Online courses on platforms like Udemy or Teachable can generate income for years after recording. Self-published e-books on Amazon earn royalties of 35% to 70% per sale depending on pricing and distribution choices. Print-on-demand services let you design products like t-shirts or mugs that are manufactured and shipped only when someone orders, so you carry no inventory.
The challenge is visibility. Most digital products earn little or nothing because they never find an audience. Success usually requires either an existing audience, strong search engine optimization, or paid advertising. The income also tends to be lumpy and unpredictable compared to dividends or interest.
Peer-to-Peer Lending and Bonds
Lending money and collecting interest is one of the oldest forms of passive income. Bond funds and Treasury securities let you lend to governments or corporations in exchange for regular interest payments. Treasury I Bonds and Treasury bills are backed by the U.S. government, making them among the safest options available.
Peer-to-peer lending platforms let you fund personal loans to individual borrowers, often at higher interest rates than bonds. Returns can reach 5% to 10% annually, but so can defaults. If a borrower stops paying, you can lose part or all of that loan. Diversifying across many small loans reduces the impact of any single default, but the risk is real and higher than a savings account or government bond.

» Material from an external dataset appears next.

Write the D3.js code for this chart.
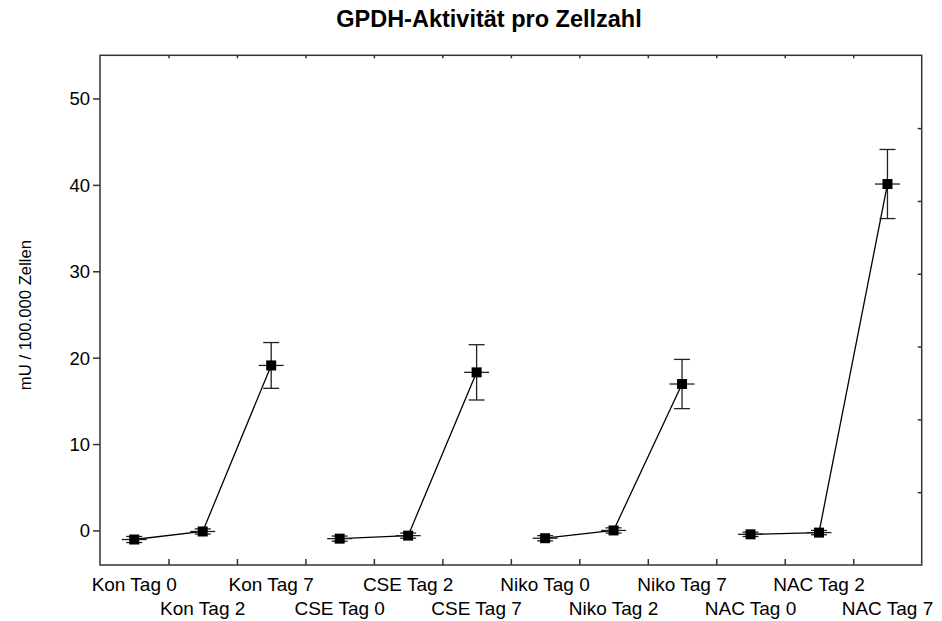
<!DOCTYPE html>
<html>
<head>
<meta charset="utf-8">
<script src="https://cdn.jsdelivr.net/npm/d3@7"></script>
<style>
  body { margin: 0; background: #fff; }
  text { font-family: "Liberation Sans", Arial, sans-serif; fill: #000; }
</style>
</head>
<body>
<div id="place"></div>
<script>
// Werte
const categories = ["Kon Tag 0", "Kon Tag 2", "Kon Tag 7",
  "CSE Tag 0", "CSE Tag 2", "CSE Tag 7",
  "Niko Tag 0", "Niko Tag 2", "Niko Tag 7",
  "NAC Tag 0", "NAC Tag 2", "NAC Tag 7"];
const groups = ["Kon", "Kon", "Kon", "CSE", "CSE", "CSE", "Niko", "Niko", "Niko", "NAC", "NAC", "NAC"];
const means = [-1.05, -0.12, 19.1, -0.95, -0.6, 18.3, -0.9, 0.0, 16.95, -0.45, -0.25, 40.1];
const errors = [0.35, 0.3, 2.65, 0.3, 0.3, 3.2, 0.3, 0.3, 2.85, 0.25, 0.25, 4.0];
const yTicks = [0, 10, 20, 30, 40, 50];

const title = "GPDH-Aktivität pro Zellzahl";
const yLabel = "mU / 100.000 Zellen";

const W = 942, H = 621;
const margin = { top: 55.3, right: 20.3, bottom: 56, left: 100 };
const width = W - margin.left - margin.right,
  height = H - margin.top - margin.bottom;

const svg = d3.select("#place").append("svg")
  .attr("width", W).attr("height", H);

const g = svg.append("g")
  .attr("transform", "translate(" + margin.left + "," + margin.top + ")");

const x = d3.scaleBand().domain(categories).range([0, width]);
const xb = d3.scaleLinear().domain([0, categories.length]).range([0, width]);
const y = d3.scaleLinear().domain([-4, 55]).range([height, 0]);
const yr = d3.scaleLinear().domain([0, 7]).range([height, 0]);

const data = categories.map((c, i) => ({ cat: c, grp: groups[i], v: means[i], e: errors[i] }));

// Rahmen
g.append("rect")
  .attr("width", width).attr("height", height)
  .attr("fill", "none").attr("stroke", "#333").attr("stroke-width", 1.5);

// Achsen
const axisL = g.append("g")
  .call(d3.axisLeft(y).tickValues(yTicks).tickSize(7).tickPadding(3));
axisL.selectAll("text").style("font-size", "18.5px").attr("dy", "0.35em");

const axisB = g.append("g")
  .attr("transform", "translate(0," + height + ")")
  .call(d3.axisBottom(xb).tickValues(d3.range(1, categories.length)).tickSize(-6).tickFormat(""));

const axisT = g.append("g")
  .call(d3.axisTop(xb).tickValues(d3.range(1, categories.length)).tickSize(-3).tickFormat(""));

const axisR = g.append("g")
  .attr("transform", "translate(" + width + ",0)")
  .call(d3.axisRight(yr).tickValues(d3.range(1, 7)).tickSize(-4).tickFormat(""));

[axisL, axisB, axisT, axisR].forEach(a => {
  a.select(".domain").remove();
  a.selectAll("line").attr("stroke", "#333").attr("stroke-width", 1.5);
});

// Kategorien, abwechselnd in zwei Reihen
g.selectAll(".cat")
  .data(categories).enter()
  .append("text")
  .attr("class", "cat")
  .attr("x", d => x(d) + x.bandwidth() / 2)
  .attr("y", (d, i) => height + (i % 2 === 0 ? 26.5 : 50))
  .attr("text-anchor", "middle")
  .style("font-size", "19px")
  .text(d => d);

// Linien pro Gruppe
const line = d3.line()
  .x(d => x(d.cat) + x.bandwidth() / 2)
  .y(d => y(d.v));

d3.groups(data, d => d.grp).forEach(([key, vals]) => {
  g.append("path")
    .datum(vals)
    .attr("d", line)
    .attr("fill", "none")
    .attr("stroke", "#000")
    .attr("stroke-width", 1.3);
});

// Fehlerbalken
const eb = g.selectAll(".eb")
  .data(data).enter()
  .append("g")
  .attr("class", "eb")
  .attr("transform", d => "translate(" + (x(d.cat) + x.bandwidth() / 2) + ",0)")
  .attr("stroke", "#222").attr("stroke-width", 1.3);

eb.append("line")
  .attr("y1", d => y(d.v - d.e)).attr("y2", d => y(d.v + d.e));
eb.append("line")
  .attr("x1", -8).attr("x2", 8)
  .attr("y1", d => y(d.v + d.e)).attr("y2", d => y(d.v + d.e));
eb.append("line")
  .attr("x1", -8).attr("x2", 8)
  .attr("y1", d => y(d.v - d.e)).attr("y2", d => y(d.v - d.e));
eb.append("line")
  .attr("x1", -12.5).attr("x2", 12.5)
  .attr("y1", d => y(d.v)).attr("y2", d => y(d.v));

g.selectAll(".pt")
  .data(data).enter()
  .append("rect")
  .attr("class", "pt")
  .attr("x", d => x(d.cat) + x.bandwidth() / 2 - 5)
  .attr("y", d => y(d.v) - 5)
  .attr("width", 10).attr("height", 10)
  .attr("fill", "#000");

// Titel und Achsentitel
svg.append("text")
  .attr("x", 489).attr("y", 27)
  .attr("text-anchor", "middle")
  .style("font-size", "23.5px").style("font-weight", "bold")
  .text(title);

svg.append("text")
  .attr("transform", "translate(31,315) rotate(-90)")
  .attr("text-anchor", "middle")
  .style("font-size", "16.7px")
  .text(yLabel);
</script>
</body>
</html>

How Much Capital You Actually Need
The math behind passive income is straightforward but often sobering. At a 4% annual yield, which is roughly what you’d get from a solid dividend portfolio or high-yield savings account, here’s what different income targets require in invested capital:
- $100/month ($1,200/year): About $30,000 invested
- $500/month ($6,000/year): About $150,000 invested
- $1,000/month ($12,000/year): About $300,000 invested
- $3,000/month ($36,000/year): About $900,000 invested
These numbers explain why most passive income strategies work best as supplements to earned income rather than replacements for it, at least in the early years. The most practical approach for someone starting from zero is to combine a high savings rate from your job with consistent investing, reinvesting dividends and interest to let compounding do the heavy lifting. A $500 monthly investment earning 8% average annual returns grows to roughly $150,000 in about 13 years, at which point it could generate $6,000 a year in passive income.
Tax Treatment Varies by Income Type
Not all passive income is taxed equally, and understanding the differences can meaningfully affect how much you keep. In 2026, federal income tax rates on ordinary income range from 10% to 37% across seven brackets. Interest from savings accounts, CDs, peer-to-peer lending, and most REIT dividends falls into this category.

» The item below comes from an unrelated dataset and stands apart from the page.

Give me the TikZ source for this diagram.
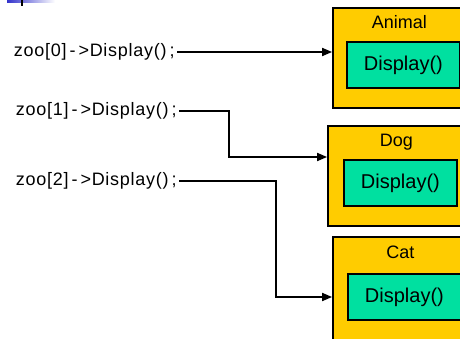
\documentclass[tikz,border=0pt]{standalone}
\usepackage{fontspec}
\setmainfont{Liberation Sans}
\usetikzlibrary{positioning,arrows.meta}
\definecolor{classgold}{RGB}{255,204,0}
\definecolor{methodgreen}{RGB}{0,224,160}
\definecolor{slideblue}{RGB}{51,51,204}

\begin{document}
\begin{tikzpicture}[x=1pt,y=1pt,line width=1.8pt,
  class box/.style={draw,fill=classgold,minimum width=140pt,minimum height=100pt,inner sep=0pt},
  method box/.style={draw,fill=methodgreen,minimum width=113pt,minimum height=46pt,
    inner sep=0pt,font=\fontsize{20}{23}\selectfont},
  class name/.style={font=\fontsize{18}{21}\selectfont,inner sep=0pt,text depth=0pt,xshift=-4pt},
  call/.style={font=\fontsize{18}{21}\selectfont\addfontfeature{LetterSpace=4},
    inner sep=2pt,anchor=west},
  ptr/.style={-{Triangle[length=10pt,width=8pt]}}]
  \useasboundingbox (0,0) rectangle (460,339);
  \clip (0,0) rectangle (460,339);
  % slide header
  \shade[left color=slideblue,right color=white] (7,336) rectangle (55,339);
  \fill (20.5,333) rectangle (22.5,339);
  % objects
  \node[class box] (animal) at (403,281) {};
  \node[method box,anchor=west] (animal-fn) at (346,274) {Display()};
  \node[class name,above=12pt of animal-fn] (animal-name) {Animal};
  \node[class box] (dog) at (398,163) {};
  \node[method box,anchor=west] (dog-fn) at (343,156) {Display()};
  \node[class name,above=12pt of dog-fn] (dog-name) {Dog};
  \node[class box,minimum height=110pt] (cat) at (403,47) {};
  \node[method box,anchor=west] (cat-fn) at (347,42) {Display()};
  \node[class name,above=14pt of cat-fn] (cat-name) {Cat};
  % calls
  \node[call] (call0) at (11,287) {zoo[0]\,-\,>Display()\,;};
  \node[call] (call1) at (13,228) {zoo[1]\,-\,>Display()\,;};
  \node[call] (call2) at (13,158) {zoo[2]\,-\,>Display()\,;};
  \draw[ptr] (call0.east) -- (call0.east -| animal.west);
  \draw[ptr] (call1.east) -| ([xshift=-98pt,yshift=19pt]dog.west) -- ([yshift=19pt]dog.west);
  \draw[ptr] (call2.east) -| ([xshift=-56pt]cat.west |- cat-fn.west) -- (cat.west |- cat-fn.west);
\end{tikzpicture}
\end{document}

Qualified dividends and long-term capital gains (profits from selling investments held longer than a year) get preferential rates: 0%, 15%, or 20% depending on your income. Single filers with taxable income under $49,450 pay 0% on these gains. Joint filers get the 0% rate up to $98,900. Most people fall into the 15% bracket for investment income, which is meaningfully lower than their ordinary income rate.
Rental property income has its own set of rules. You can deduct mortgage interest, property taxes, insurance, maintenance, and depreciation, which often reduces taxable rental income well below the actual cash you receive. Depreciation is particularly powerful: it lets you write off the cost of a residential building over 27.5 years, creating a paper loss even when the property is generating positive cash flow.
If you’re earning passive income through multiple channels, the mix of tax treatments matters. Prioritizing tax-advantaged income types, or holding investments in tax-sheltered accounts like IRAs and 401(k)s when possible, lets you keep more of what you earn.